Celestina Dominelli, Il Sole 24 Ore 5/11/2014, 5 novembre 2014
ENI FRENA SUL GASDOTTO SOUTH STREAM. DESCALZI: «O SI MANTIENE L’IMPEGNO DI BUDGET PER 600 MILIONI O VALUTIAMO L’USCITA»
L’Eni continuerà a impegnarsi nel South Stream – il gasdotto che dovrebbe portare il gas russo fino all’Europa centrale via Balcani, passando sotto il Mar Nero e aggirando l’Ucraina -, solo se l’investimento resterà quello messo a budget (600 milioni di euro) e, se non fosse possibile, «abbiamo l’opportunità contrattuale di uscire e la valuteremo». Davanti alla commissione Industria del Senato, il numero uno di Eni, Claudio Descalzi, ha chiarito ieri le intenzioni sulla nuova pipeline di cui il gruppo detiene il 20 per cento. «Il progetto ha una sua valenza, un suo valore, doveva essere finanziato al 70% con project financing, 70% a debito e 30% equity e la nostra esposizione era fissata in 600 milioni». Ora, però, complice anche la tensione tra Russia e Ucraina, «i soci (con Eni ci sono Gazprom al 50%, Edf e Wintershall con il 15% ciascuno, ndr) stanno facendo fatica a trovare finanziamenti». Se dunque la copertura fosse tutta a equity, «Eni, mai e poi mai, potrebbe con l’attuale situazione mettere 2,4 miliardi sul progetto».

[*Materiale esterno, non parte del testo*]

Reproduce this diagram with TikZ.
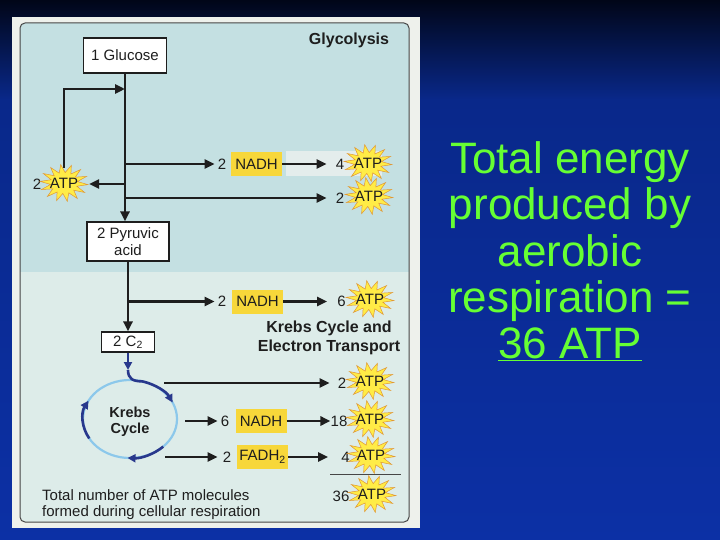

Insomma, la rotta è molto chiara. Anche perché lo scenario competitivo in cui si muove il gruppo è cambiato. La concorrenza degli Usa è sempre più agguerrita, mentre l’Europa arranca anche per via del calo della domanda di idrocarburi. Per non dire dell’impatto, valutato in 3 milioni di barili persi al giorno dall’intero comparto, collegato «ai disordini che ci sono nei vari paesi». L’Eni, ha ribadito Descalzi, ha quindi dovuto mettere mano a un riassetto dell’organizzazione e della sua strategia, sempre più focalizzata sull’esplorazione e produzione, l’unico business che, dal 2009 al 2013, è rimasto in utile, mentre il gas, la raffinazione e la chimica hanno perso 10 miliardi di risultato operativo (6 miliardi solo nella raffinazione). «Bisogna avere cassa più robusta ed essere più efficienti», ha rimarcato più volte l’ad. Che è poi tornato anche sulla cessione di Saipem non prima di aver chiarito che «entro fine anno puntiamo a ridurre leggermente il debito sotto i 15 miliardi». «Non posso dire molto di più di quello che ho detto a fine luglio. Su Saipem abbiamo iniziato un processo di vendita, non vogliamo fare uno spezzatino o vendere a casaccio. Il board ha dato un mandato a un advisor, non appena ci saranno novità le comunicheremo». Quanto, invece, alla possibilità di cedere un ulteriore pacchetto del 10-15% del mega-giacimento Mamba in Mozambico, dopo la vendita del 20% a Cnpc, Descalzi ha detto che «è un tema ancora vivo, ma non abbiamo urgenza immediata. Abbiamo la possibilità di scegliere, non dico che c’è la coda, ma sceglieremo l’opportunità migliore».
Ad ogni modo, il baricentro dell’Eni sarà sempre più imperniato sull’upstream che ha assicurato un solido ritorno («tra il 2008 e il 2013 abbiamo scoperto 9,5 miliardi di barili, 2,5 volte la nostra produzione», ha ricordato Descalzi) e, da qui al 2017, «abbiamo progetti che daranno 500mila barili al giorno di produzione aggiuntiva e su questi progetti stiamo investendo nel quadriennio circa 40 miliardi», ha aggiunto l’ad. Mentre sul futuro della raffinazione, il top manager è stato chiaro: «Ci siamo dati dei paletti: non vogliamo lasciare il territorio, non vogliamo impattare l’occupazione né ridurre il nostro personale e, nel caso della Sicilia, non vogliamo impattare sull’indotto».